As previously mentioned, one pebibyte is equal to 2^{50 }or 1,125,899,906,842,624 bytes, and one petabyte is equal to 10^{15} or 1,000,000,000,000,000 bytes. A pebibyte is more than 12.5% larger than a petabyte. When assessing storage capacity, that's a significant difference.

When working with the lower capacity ranges, such as a kibibyte vs. a kilobyte or a mebibyte vs. a megabyte, the differences between binary and decimal units of measure is negligible. However, with pebibytes vs. petabytes, the difference between the two systems matters and must be taken into account.

A pebibyte equals 1,024 TiB. To do the conversion, divide the 1,125,899,906,842,624 bytes that make up a pebibyte by the number of bytes in a tebibyte, or 1,099,511,627,776. That gives you 1,024 TiB.

Each consecutively higher prefix in the binary system of capacity measurement has 2^{10}, or 1,024, times the number of bytes of the next lower prefix. A pebibyte is 1,024 times larger than a tebibyte in terms of bytes. An exbibyte is 1,024 times larger than a pebibyte. And a zebibyte is 1,024 times larger than an exbibyte and so on.

### How much does a pebibyte cost?

A pebibyte of storage will vary in cost depending on the type of storage and device used. Using 512 GB HDDs, ranging in price from $44 to $65, 1 PiB of storage would cost from $97,000 to $143,000 as of mid-2018.

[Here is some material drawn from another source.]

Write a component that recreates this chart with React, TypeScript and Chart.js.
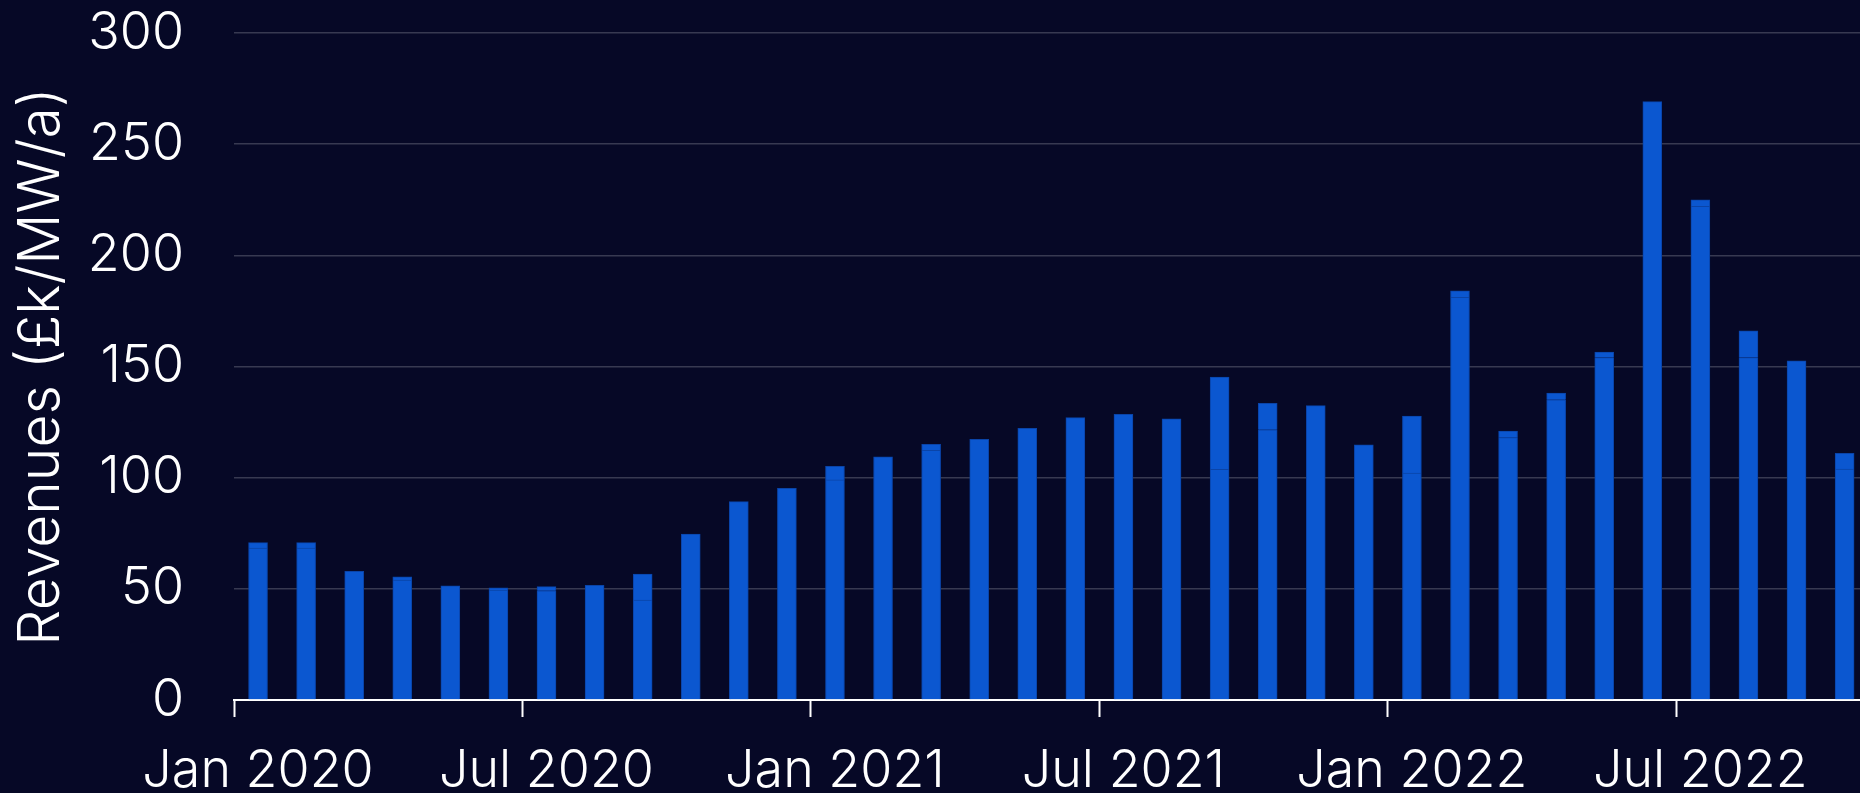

Specific products that scale in the pebibyte range include Dell EMC Isilon Scale-Out NAS Storage with a single file system that spans the nodes within a cluster can scale to more than 17 PB per cluster. It has a starting list price of $42,552. Alternatively, there's cloud storage. A pebibyte of Google Coldline storage costs about $7,880 a month. A pebibyte of Amazon Glacier storage costs slightly more than $4,500 a month.